The series was highly successful, with over eleven million viewers for most of the first showings, but it perplexed many and the final episode was not what everyone wanted. McGoohan's character, Number 6, is told that he is free to go, having survived a bewildering succession of examinations and tests.  

The ultimate revelation, however, is that we are prisoners of ourselves, which McGoohan defines as: about the most evil human essence.









The central theme of The Prisoner is, in McGoohan's words, the freedom of the individual.  I want to yell back, 'That's our right.  The loss of one's own individuality is a nightmare.'  

But there is a more concrete, more sinister, essence.....

What do you do with an ex- secret agent?







The Prisoner still has a large following. From April 20th to 22nd this year The Prisoner Appreciation Society (http://www.sixofone.co/)  will be holding PortmeiriCon 2018 celebrating 50+ years of The Prisoner.  

On June 23rd at Elstree Studios, Borehamwood, The Unmutual Website (& Quoit Media Limited) will be presenting NOT A NUMBER, A Patrick McGoohan Retrospective..... (see http://www.theunmutual.co.uk/)

If you haven't ever seen it, The Prisoner might now seem a curiosity.  It isn't perfect, for sure, and some of the costumes and hairstyles, special effects and sets are very sixties, but despite these and other drawbacks it still intrigues and surprises. McGoohan himself is an impressive presence and many of the supporting actors keep up with him, though Leo McKern temporarily broke down with the strain.  It was ground-breaking in many ways; it challenged the TV industry and the viewing public; it was unusual in that its 'hero' kept failing to get away and that there was no arch villain to blame it all on in the end....






And it was worryingly prescient.  Whose side are you on?  How many times have you been captured on CCTV today?  Are you a number?  Or a free person?





I am a privileged visitor at a Catholic boarding school.  On one side of the corridor there are evenly spaced wooden doors, set into the block stone walls with ogival arches over each frame.  On the other side there is a cloistered square, monastic in architecture. It is by no means a prison, though to an imaginative child some of its features might seem just a little enclosing.....

A framed article mounted on the corridor wall catches my eye. The heading is: Patrick McGoohan, 19th March 1928 - 13th January 2009, Old Ratcliffian 1940 - 1944, Actor.  


Apparently he excelled at maths and boxing.....

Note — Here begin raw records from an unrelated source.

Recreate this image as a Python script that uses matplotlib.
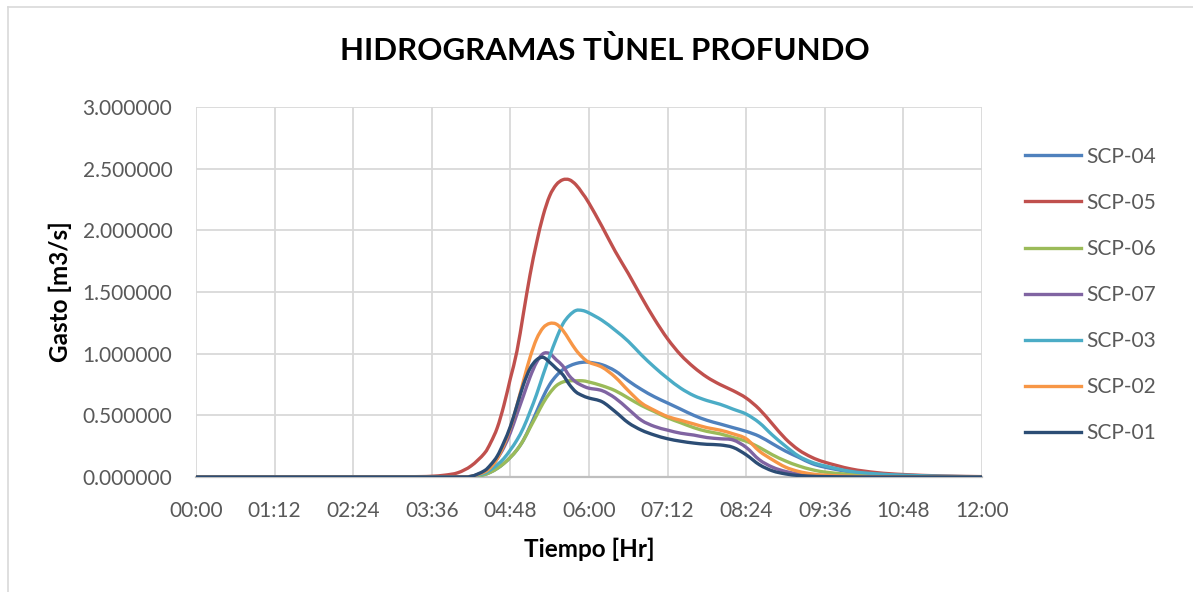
import numpy as np
import matplotlib.pyplot as plt
from matplotlib.path import Path
from matplotlib.patches import PathPatch
from matplotlib.lines import Line2D
from matplotlib.ticker import FuncFormatter

plt.rcParams['font.family'] = ['Lato', 'DejaVu Sans']

# tiempo en horas
t = [0, 1.2, 2.4, 3.0, 3.4, 3.6, 3.8, 4.0, 4.2, 4.4, 4.5, 4.6, 4.7, 4.8, 4.9,
     5.0, 5.1, 5.2, 5.3, 5.4, 5.5, 5.6, 5.7, 5.8, 5.9, 6.0, 6.2, 6.4, 6.6, 6.8,
     7.0, 7.2, 7.4, 7.6, 7.8, 8.0, 8.2, 8.4, 8.6, 8.8, 9.0, 9.2, 9.4, 9.6,
     10.0, 10.4, 10.8, 11.4, 12.0]

# gastos m3/s
scp04 = [0, 0, 0, 0, 0, 0, 0, 0, 0.002, 0.02, 0.04, 0.07, 0.11, 0.16, 0.22,
         0.30, 0.41, 0.53, 0.65, 0.75, 0.82, 0.87, 0.90, 0.92, 0.93, 0.93, 0.91, 0.86, 0.78, 0.71,
         0.65, 0.60, 0.55, 0.50, 0.46, 0.43, 0.40, 0.37, 0.33, 0.27, 0.21, 0.16, 0.11, 0.08,
         0.04, 0.02, 0.01, 0.004, 0.001]
scp05 = [0, 0, 0, 0.001, 0.003, 0.006, 0.015, 0.035, 0.09, 0.19, 0.28, 0.40, 0.58, 0.80, 1.02,
         1.33, 1.64, 1.90, 2.12, 2.28, 2.37, 2.41, 2.41, 2.37, 2.30, 2.22, 2.03, 1.83, 1.65, 1.46,
         1.28, 1.12, 0.99, 0.89, 0.81, 0.75, 0.70, 0.64, 0.55, 0.43, 0.31, 0.22, 0.16, 0.12,
         0.065, 0.035, 0.02, 0.008, 0.003]
scp06 = [0, 0, 0, 0, 0, 0, 0, 0, 0.002, 0.02, 0.04, 0.07, 0.11, 0.16, 0.22,
         0.30, 0.40, 0.50, 0.60, 0.68, 0.74, 0.77, 0.78, 0.78, 0.78, 0.77, 0.74, 0.70, 0.64, 0.58,
         0.53, 0.48, 0.44, 0.40, 0.37, 0.35, 0.32, 0.29, 0.24, 0.18, 0.13, 0.09, 0.06, 0.04,
         0.02, 0.01, 0.005, 0.002, 0]
scp07 = [0, 0, 0, 0, 0, 0, 0, 0, 0.005, 0.04, 0.08, 0.15, 0.24, 0.36, 0.51,
         0.66, 0.81, 0.93, 1.00, 1.00, 0.95, 0.90, 0.82, 0.77, 0.74, 0.72, 0.70, 0.64, 0.55, 0.46,
         0.41, 0.38, 0.355, 0.34, 0.32, 0.31, 0.30, 0.24, 0.14, 0.08, 0.045, 0.025, 0.013, 0.007,
         0.003, 0.001, 0, 0, 0]
scp03 = [0, 0, 0, 0, 0, 0, 0, 0, 0.005, 0.03, 0.06, 0.10, 0.15, 0.22, 0.30,
         0.40, 0.53, 0.67, 0.83, 0.98, 1.12, 1.24, 1.31, 1.35, 1.35, 1.33, 1.27, 1.19, 1.10, 0.99,
         0.89, 0.80, 0.72, 0.66, 0.62, 0.59, 0.55, 0.51, 0.44, 0.34, 0.25, 0.17, 0.12, 0.09,
         0.045, 0.025, 0.015, 0.006, 0.002]
scp02 = [0, 0, 0, 0, 0, 0, 0, 0, 0.005, 0.04, 0.08, 0.15, 0.26, 0.40, 0.58,
         0.78, 0.97, 1.12, 1.21, 1.245, 1.24, 1.19, 1.11, 1.03, 0.97, 0.93, 0.89, 0.81, 0.70, 0.60,
         0.54, 0.49, 0.46, 0.43, 0.40, 0.38, 0.35, 0.31, 0.21, 0.14, 0.08, 0.045, 0.025, 0.015,
         0.006, 0.003, 0.001, 0, 0]
scp01 = [0, 0, 0, 0, 0, 0, 0, 0, 0.005, 0.05, 0.10, 0.17, 0.28, 0.41, 0.58,
         0.75, 0.88, 0.95, 0.97, 0.93, 0.88, 0.83, 0.75, 0.69, 0.66, 0.64, 0.61, 0.53, 0.44, 0.38,
         0.34, 0.31, 0.29, 0.275, 0.265, 0.26, 0.24, 0.18, 0.10, 0.05, 0.025, 0.012, 0.006, 0.003,
         0.001, 0, 0, 0, 0]

nombres = ['SCP-04', 'SCP-05', 'SCP-06', 'SCP-07', 'SCP-03', 'SCP-02', 'SCP-01']
series = [scp04, scp05, scp06, scp07, scp03, scp02, scp01]
colores = ['#4F81BD', '#C0504D', '#9BBB59', '#8064A2', '#4BACC6', '#F79646', '#2C4D75']


def curva_suave(x, y):
    # linea suavizada tipo Excel (bezier cubica)
    x = np.asarray(x, float)
    y = np.asarray(y, float)
    p = np.column_stack([x, y])
    n = len(p)
    verts = [p[0]]
    codes = [Path.MOVETO]
    for i in range(n - 1):
        p0 = p[max(i - 1, 0)]
        p1 = p[i]
        p2 = p[i + 1]
        p3 = p[min(i + 2, n - 1)]
        c1 = p1 + (p2 - p0) / 6.0
        c2 = p2 - (p3 - p1) / 6.0
        verts += [c1, c2, p2]
        codes += [Path.CURVE4] * 3
    return Path(verts, codes)


fig = plt.figure(figsize=(11.93, 5.92), dpi=100)
ax = fig.add_axes([196 / 1193, 1 - 477 / 592, (982 - 196) / 1193, (477 - 107) / 592])

for y, c in zip(series, colores):
    ax.add_patch(PathPatch(curva_suave(t, y), facecolor='none', edgecolor=c,
                           lw=2.4, capstyle='round', joinstyle='round', zorder=3))

ax.set_xlim(0, 12)
ax.set_ylim(0, 3)
ax.set_xticks(np.arange(0, 12.01, 1.2))
ax.set_yticks(np.arange(0, 3.01, 0.5))


def hhmm(v, pos):
    m = int(round(v * 60))
    return '%02d:%02d' % (m // 60, m % 60)


ax.xaxis.set_major_formatter(FuncFormatter(hhmm))
ax.yaxis.set_major_formatter(FuncFormatter(lambda v, p: '%.6f' % v))
ax.grid(True, color='#D9D9D9', lw=1.3, zorder=0)
ax.set_axisbelow(True)
for s in ['top', 'right', 'left']:
    ax.spines[s].set_visible(False)
ax.spines['bottom'].set_color('#BFBFBF')
ax.spines['bottom'].set_linewidth(1.6)
ax.tick_params(axis='both', length=0, labelsize=15, colors='#595959')
ax.tick_params(axis='x', pad=17)
ax.tick_params(axis='y', pad=17)

ax.set_xlabel('Tiempo [Hr]', fontsize=17.5, fontweight='bold', labelpad=12)
ax.set_ylabel('Gasto [m3/s]', fontsize=17.5, fontweight='bold', labelpad=8)

fig.text(605 / 1193, 1 - 50 / 592, 'HIDROGRAMAS TÙNEL PROFUNDO', ha='center', va='center',
         fontsize=22.5, fontweight='bold')

handles = [Line2D([], [], color=c, lw=2.4) for c in colores]
fig.legend(handles, nombres, loc='upper left', bbox_to_anchor=(1006 / 1193, 1 - 128 / 592),
           frameon=False, fontsize=15, labelcolor='#595959', handlelength=2.7,
           handletextpad=0.25, labelspacing=1.25)

# borde del area del grafico
fig.add_artist(Line2D([8 / 1193, 8 / 1193], [0, 1 - 7 / 592], color='#D9D9D9', lw=1.2))
fig.add_artist(Line2D([8 / 1193, 1], [1 - 7 / 592, 1 - 7 / 592], color='#D9D9D9', lw=1.2))

fig.savefig('out.png', dpi=100)
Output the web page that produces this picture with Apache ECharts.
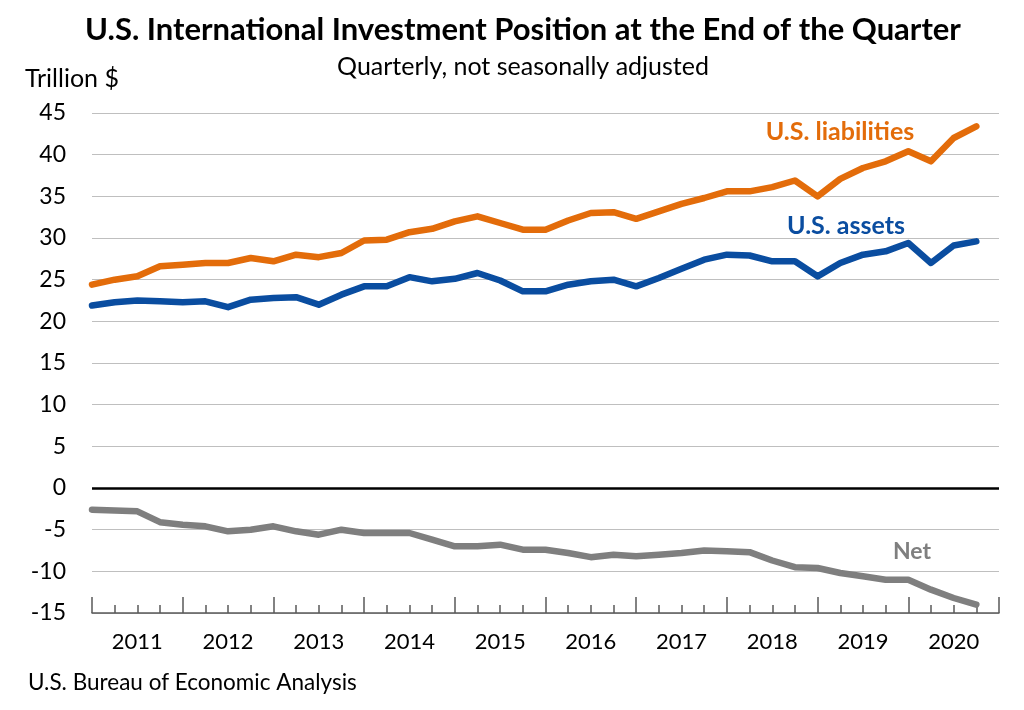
<!DOCTYPE html>
<html>
<head>
<meta charset="utf-8">
<title>U.S. International Investment Position</title>
<script src="https://cdn.jsdelivr.net/npm/echarts@6/dist/echarts.min.js"></script>
<style>
  html, body { margin: 0; padding: 0; background: #fff; }
  #chart { width: 1024px; height: 710px; }
</style>
</head>
<body>
<div id="chart"></div>
<script>
// quarters: end of 2010Q4 ... 2020Q3 (the axis runs one quarter further, to end of 2020)
const quarters = [
  '2010Q4',
  '2011Q1', '2011Q2', '2011Q3', '2011Q4',
  '2012Q1', '2012Q2', '2012Q3', '2012Q4',
  '2013Q1', '2013Q2', '2013Q3', '2013Q4',
  '2014Q1', '2014Q2', '2014Q3', '2014Q4',
  '2015Q1', '2015Q2', '2015Q3', '2015Q4',
  '2016Q1', '2016Q2', '2016Q3', '2016Q4',
  '2017Q1', '2017Q2', '2017Q3', '2017Q4',
  '2018Q1', '2018Q2', '2018Q3', '2018Q4',
  '2019Q1', '2019Q2', '2019Q3', '2019Q4',
  '2020Q1', '2020Q2', '2020Q3'
];
const years = ['2011', '2012', '2013', '2014', '2015', '2016', '2017', '2018', '2019', '2020'];

// trillion $
const liabilities = [
  24.4, 25.0, 25.4, 26.6, 26.8, 27.0, 27.0, 27.6, 27.2, 28.0,
  27.7, 28.2, 29.7, 29.8, 30.7, 31.1, 32.0, 32.6, 31.8, 31.0,
  31.0, 32.1, 33.0, 33.1, 32.3, 33.2, 34.1, 34.8, 35.6, 35.6,
  36.1, 36.9, 35.0, 37.1, 38.4, 39.2, 40.4, 39.2, 42.0, 43.4
];
const assets = [
  21.9, 22.3, 22.5, 22.4, 22.3, 22.4, 21.7, 22.6, 22.8, 22.9,
  22.0, 23.2, 24.2, 24.2, 25.3, 24.8, 25.1, 25.8, 24.9, 23.6,
  23.6, 24.4, 24.8, 25.0, 24.2, 25.2, 26.3, 27.4, 28.0, 27.9,
  27.2, 27.2, 25.4, 27.0, 28.0, 28.4, 29.4, 27.0, 29.1, 29.6
];
const net = [
  -2.6, -2.7, -2.8, -4.1, -4.4, -4.6, -5.2, -5.0, -4.6, -5.2,
  -5.6, -5.0, -5.4, -5.4, -5.4, -6.2, -7.0, -7.0, -6.8, -7.4,
  -7.4, -7.8, -8.3, -8.0, -8.2, -8.0, -7.8, -7.5, -7.6, -7.7,
  -8.7, -9.5, -9.6, -10.2, -10.6, -11.0, -11.0, -12.2, -13.2, -14.0
];

const FONT = 'Lato, "Open Sans", sans-serif';
const ORANGE = '#E36C0A';
const BLUE = '#0A4DA0';
const GREY = '#7F7F7F';

const toPoints = (arr) => arr.map((v, i) => [i, v]);

const chart = echarts.init(document.getElementById('chart'), null, { renderer: 'canvas' });

const lineSeries = (name, data, color) => ({
  name,
  type: 'line',
  xAxisIndex: 0,
  yAxisIndex: 0,
  data: toPoints(data),
  showSymbol: false,
  symbol: 'none',
  lineStyle: { color, width: 6.5, cap: 'round', join: 'round' },
  itemStyle: { color },
  silent: true,
  animation: false,
  z: 3
});

const textEl = (text, x, y, size, color, weight, align) => ({
  type: 'text',
  x,
  y,
  silent: true,
  style: {
    text,
    fill: color,
    font: `${weight} ${size}px ${FONT}`,
    align: align,
    textAlign: align,
    verticalAlign: 'middle',
    textVerticalAlign: 'middle'
  }
});

const option = {
  animation: false,
  backgroundColor: '#fff',
  textStyle: { fontFamily: FONT },
  grid: { left: 92, right: 25, top: 113, bottom: 97, containLabel: false },
  xAxis: [
    {
      // quarterly ticks, longer at year boundaries
      type: 'value',
      position: 'bottom',
      min: 0,
      max: quarters.length,
      interval: 4,
      axisLine: { show: true, onZero: false, lineStyle: { color: '#595959', width: 1.5 } },
      axisTick: { show: true, inside: true, length: 16, lineStyle: { color: '#595959', width: 1.5 } },
      minorTick: { show: true, splitNumber: 4, length: 8, lineStyle: { color: '#595959', width: 1.5 } },
      axisLabel: { show: false },
      splitLine: { show: false }
    },
    {
      // year labels centred between year ticks
      type: 'category',
      position: 'bottom',
      data: years,
      boundaryGap: true,
      axisLine: { show: false, onZero: false },
      axisTick: { show: false },
      axisLabel: { color: '#000', fontSize: 22, fontFamily: FONT, margin: 18 },
      splitLine: { show: false }
    }
  ],
  yAxis: {
    type: 'value',
    min: -15,
    max: 45,
    interval: 5,
    axisLine: { show: false },
    axisTick: { show: false },
    axisLabel: { color: '#000', fontSize: 23, fontFamily: FONT, margin: 26 },
    splitLine: { show: true, lineStyle: { color: '#BFBFBF', width: 1.2 } }
  },
  series: [
    lineSeries('U.S. liabilities', liabilities, ORANGE),
    lineSeries('U.S. assets', assets, BLUE),
    Object.assign(lineSeries('Net', net, GREY), {
      markLine: {
        silent: true,
        symbol: 'none',
        label: { show: false },
        lineStyle: { color: '#000', width: 2.5, type: 'solid' },
        data: [{ yAxis: 0 }],
        z: 2
      }
    })
  ],
  graphic: [
    textEl('U.S. International Investment Position at the End of the Quarter', 523, 30, 31, '#000', 'bold', 'center'),
    textEl('Quarterly, not seasonally adjusted', 523, 67, 25, '#000', 'normal', 'center'),
    textEl('Trillion $', 25, 79, 25, '#000', 'normal', 'left'),
    textEl('U.S. liabilities', 840, 132, 25, ORANGE, 'bold', 'center'),
    textEl('U.S. assets', 846, 226, 25, BLUE, 'bold', 'center'),
    textEl('Net', 912, 552, 23, GREY, 'bold', 'center'),
    textEl('U.S. Bureau of Economic Analysis', 28, 683, 22.5, '#000', 'normal', 'left')
  ]
};

chart.setOption(option);
</script>
</body>
</html>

Patrick McGoohan was born in Queens, New York City, but was brought up in Ireland and then London.  With the blitz came evacuation to Loughborough, and school at Ratcliffe College.  In twenty years he was Danger Man, and then, 86 episodes later, the highest paid TV actor in the country, he resigned..... 

And he became The Prisoner.....





After the last episode of The Prisoner (Fall Out) aired on February 2nd 1968 there was such an outcry that McGoohan had to escape with his family to a remote place in Wales until the furore had died down. He subsequently moved to Switzerland, and then to California.  In the 70's he wrote, directed and appeared in episodes of Columbo, and in 1995 played Edward I in Braveheart


On January 13th 2009, aged eighty, he died.....






Nothing you can do but you can learn how to be you in time
It's easy
All you need is love
All you need is love



Be seeing you!






1 comment:

  1. It's interesting to think that Bertrand Russell lived (and died) nearby. Of course, as he knew and as Sartre others showed, living as a 'free' individual is not possible. I discuss some of the reasons why in 'Immoral Education: the assault on teachers' identities, autonomy and efficacy'. The book (that has no pictures!) is nowhere near as good as Brother Richard's blogs.